February 16, 2017

Vermont Cap-and-Trade Bill Looks a Lot Like a Carbon Tax, Observers Say

An energy cap-and-trade bill introduced in the Vermont Senate could potentially add costs to all forms of non-renewable, carbon-based energy in the state. Industry watchers say the bill looks a lot like a carbon tax.

“The cap-and-trade bill … is essentially the carbon tax by another name,” said Matt Cota, director of the Vermont Fuel Dealers Association. “That’s going to draw the most fire coming up in the next few weeks or so.”

Prospects for an explicit carbon tax bill were highly uncertain during the first weeks of the session, but S.66, the cap-and-trade bill introduced last week, may introduce similar requirements.


Cota said the bill requires that every truck entering Vermont would be forced to contribute to a fund for Efficiency Vermont, the state’s efficiency utility.

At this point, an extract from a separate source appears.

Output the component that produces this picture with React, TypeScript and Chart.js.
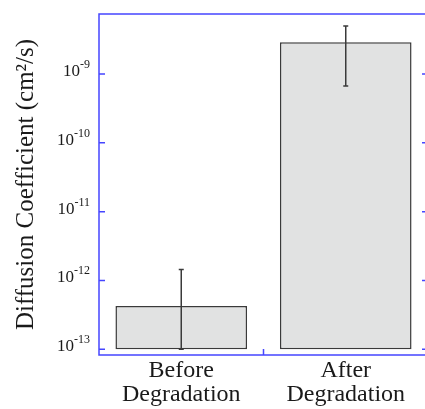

The bill’s author, state Sen. Virginia Lyons, D-Chittenden, told Watchdog that S.66 would not add any new price increases to non-renewable fuels. Although she didn’t rule it out.

“The punitive way is to put a tax on fuel — that’s not what’s in the bill, although that may be a suggestion that comes back,” Lyons said.

“What is in the bill is a direction to begin negotiations on behalf of Vermont with other partners to look at ways we can reduce greenhouse gas emissions in the transportation sector, the heating sector [heating fuels], and sectors that are not regulated.”

Lyons seemed to suggest that the initiative doesn’t go full bore in the direction of a tax on carbon.

“Vermont could go it alone, but I don’t know that our economy is robust enough to do that,” she said. 

“The way to go it alone, obviously, is to put a tax or a fee on carbon at different levels, and that might be a recommendation that comes back, if we should have a fee on products produced by fossil fuels or have traveled a great distance.”

One example she gave of reducing emissions without imposing fees was using more biodiesel fuels and additives to increase efficiency.

“That’s a benefit, and we may be ahead of other states in that,” she said.

Art Woolf, associate professor of economics at the University of Vermont, agrees with Cota that cap-and-trade sounds like a carbon tax.

“Cap-and-trade and carbon taxes are very similar,” Woolf told Watchdog. “They are different ways of achieving the same goal. The two of them are virtually identical.”

S.66 is one of two bills introduced this session to shift energy usage towards renewables. The other bill, S.51, would codify Vermont’s non-statutory goal of achieving 90 percent renewable status for all energy by 2050, in addition to reducing overall energy usage by 33 percent.

Cota said the two bills combined could shake up economic development: “There’s the renewable requirements combined with cap-and-trade. … It’s sort of the grab-bag of bad energy laws that will be discussed for the next three months.”

Regarding the renewable portfolio standards of S.51, Woolf said the “cap” in cap-and-trade is essentially already there. This means that, instead of having utilities only use X percentage of non-renewables, it is saying that utilities must use X percentage of renewables.

“So the cap is there,” Woolf said. “And if you do a trading part [allowing renewable credits to be purchased in place of compliance], then you are at least allowing some businesses to exceed that level and others not, depending on the cost.”

Woolf said that whether it is mandating more renewables or putting a tax on carbon-based energy, the end result is a higher cost of living for Vermonters.

“It would make heating our homes more expensive, it would make driving our cars more expensive, it would make turning on lights more expensive, so it would make the energy to accomplish the goals that we need more expensive,” he said.

Woolf added both Senate bill proposals are expected to face an uphill battle.

“I think it’s on the people who are supporting these to lay out what this is going to cost the average Vermonter and not just say, ‘Well, this sounds really nice,’” he said.

Lyons said Vermonters should not accept the status quo when it comes to energy choices.
“Time is running on limiting and reducing greenhouse gases,” she said.